L’amarezza per l’epilogo della finale non può nascondere né la superiorità del numero uno al mondo, ormai impegnato in una sfida a sé stante per pigliare tutto quel che c’è sul tavolo e lasciare da tennista più vincente della storia del gioco, né l’assoluto valore di due settimane che hanno certificato lo status di Matteo Berrettini. Che possa essere l’inizio di qualcosa di grande, come si è augurato distribuendo sorrisi al microfono, non ne è convinto solo lui. Il suo tennis, che il coach Vincenzo Santopadre definisce efficacemente «scoppia e lotta», fai esplodere la palla e giocati tutti i punti, funziona alla grande dappertutto. Servizio che sposta l’aria, dritto paragonabile alla clava di Del Potro, un rovescio slice che ingarbuglia il tennis lineare di molti avversari. Se il fisicone lo sorregge – e talora non succede, perché quel gioco così muscolare succhia via risorse e talora, come a inizio stagione in Australia, un pezzo fa crac – non c’è ragione di negare che il prossimo campione Slam italiano possa essere proprio lui, un altro romano dopo Adriano Panatta, cui si chiede la grazia di cancellare quell’impolverato 1976 accanto alla data dell’ultimo successo di un giocatore nostrano in uno Slam.

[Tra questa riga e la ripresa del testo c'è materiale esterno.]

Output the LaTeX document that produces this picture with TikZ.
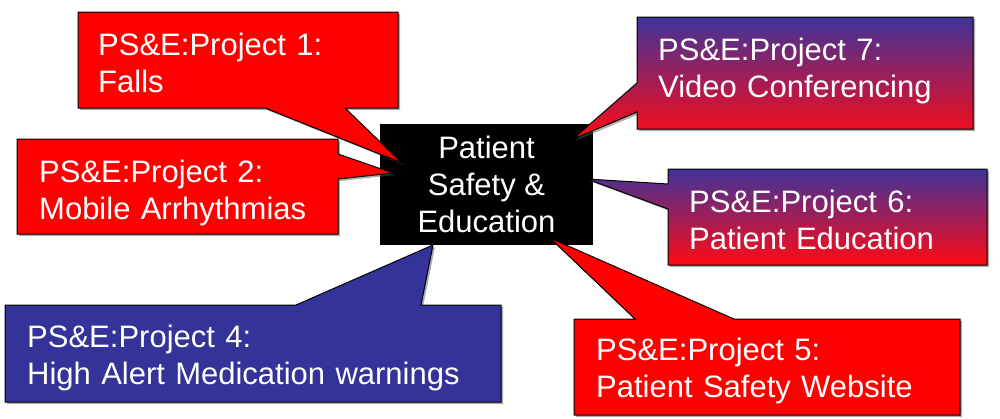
\documentclass[tikz,border=0pt]{standalone}
\usepackage{fontspec}
\setmainfont{Liberation Sans}
\usepackage{tikz}
\usetikzlibrary{shadows}
\definecolor{c0}{HTML}{FF0000}
\definecolor{c1}{HTML}{333399}
\definecolor{c2}{HTML}{3F3399}
\definecolor{c3}{HTML}{C8247A}
\definecolor{c4}{HTML}{FF0A14}

\begin{document}
\begin{tikzpicture}[x=1pt,y=-1pt,
  box/.style={draw=black,line width=1pt,drop shadow={shadow xshift=2pt,shadow yshift=-2pt,fill=black!65}},
  redbox/.style={box,fill=c0},
  bluebox/.style={box,fill=c1},
  fadebox/.style={box,top color=c2,middle color=c3,bottom color=c4},
  lbl/.style={anchor=base west,text=white,inner sep=0pt,text width=480pt,align=left,font=\fontsize{31}{37}\selectfont},
  hub/.style={fill=black,text=white,inner sep=0pt,minimum width=213pt,minimum height=121pt,align=center,font=\fontsize{31}{37}\selectfont}]

\useasboundingbox (0,0) rectangle (1000,418);

% centre box
\node[hub] (hub) at (486.5,184.5) {Patient\\Safety \&\\Education};

% pointer tips
\coordinate (p1) at (402,163);
\coordinate (p2) at (393,173);
\coordinate (p4) at (433,245);
\coordinate (p5) at (550,238);
\coordinate (p6) at (587,179);
\coordinate (p7) at (573,139);

% callouts
\draw[redbox] (17,139) -- (338,139) -- (338,154) -- (p2) -- (338,179) -- (338,234) -- (17,234) -- cycle;
\draw[redbox] (78,12) -- (398,12) -- (398,108) -- (345,108) -- (p1) -- (265,108) -- (78,108) -- cycle;
\draw[bluebox] (5,305) -- (296,305) -- (p4) -- (421,305) -- (501,305) -- (501,402) -- (5,402) -- cycle;
\draw[redbox] (574,319) -- (635,319) -- (p5) -- (734,319) -- (960,319) -- (960,415) -- (574,415) -- cycle;
\draw[fadebox] (637,17) -- (973,17) -- (973,129) -- (637,129) -- (637,112) -- (p7) -- (637,83) -- cycle;
\draw[fadebox] (668,169) -- (987,169) -- (987,265) -- (668,265) -- (668,209) -- (p6) -- (668,184) -- cycle;

% labels
\node[lbl] (t1) at (98,55) {PS\&E:Project 1:\\Falls};
\node[lbl] (t2) at (39,182) {PS\&E:Project 2:\\Mobile Arrhythmias};
\node[lbl] (t4) at (27,347) {PS\&E:Project 4:\\High Alert Medication warnings};
\node[lbl] (t5) at (596,360) {PS\&E:Project 5:\\Patient Safety Website};
\node[lbl] (t6) at (689,212) {PS\&E:Project 6:\\Patient Education};
\node[lbl] (t7) at (658,60) {PS\&E:Project 7:\\Video Conferencing};

\end{tikzpicture}
\end{document}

Matteo Berrettini durante una fase della partita contro Djokovic: il tennista romano è diventato il primo italiano di sempre ad approdare alla finale di Wimbledon (AELTC/Ben Solomon)

A Wimbledon, come in ogni altro Slam finché non tirerà il fiato, attualmente risiede un tiranno con potere di vita e morte su chiunque. Ma il tempo lavora e, con i nuovi standard, i 25 anni di Berrettini sono quasi un’età da esordiente stante l’anagrafe media dei big (Nadal 35 anni, Djokovic 34). Ciò che Matteo ha ottenuto su un campo storicamente inviso agli italiani non era mai stato acciuffato da nessuno: Nicola Pietrangeli aveva ceduto una semifinale lottata a Laver nel 1960, Adriano Panatta un quarto di finale disgraziatissimo a Pat DuPré nel 1979. Che non si dica più che gli italiani non sanno giocare sull’erba. E, non appena lo schiacciasassi avrà parcheggiato a lato strada, che non riusciamo a vincere gli Slam. Perché abbiamo già trovato chi, e restano da stabilirsi solo il dove e il quando. Ma capiterà presto.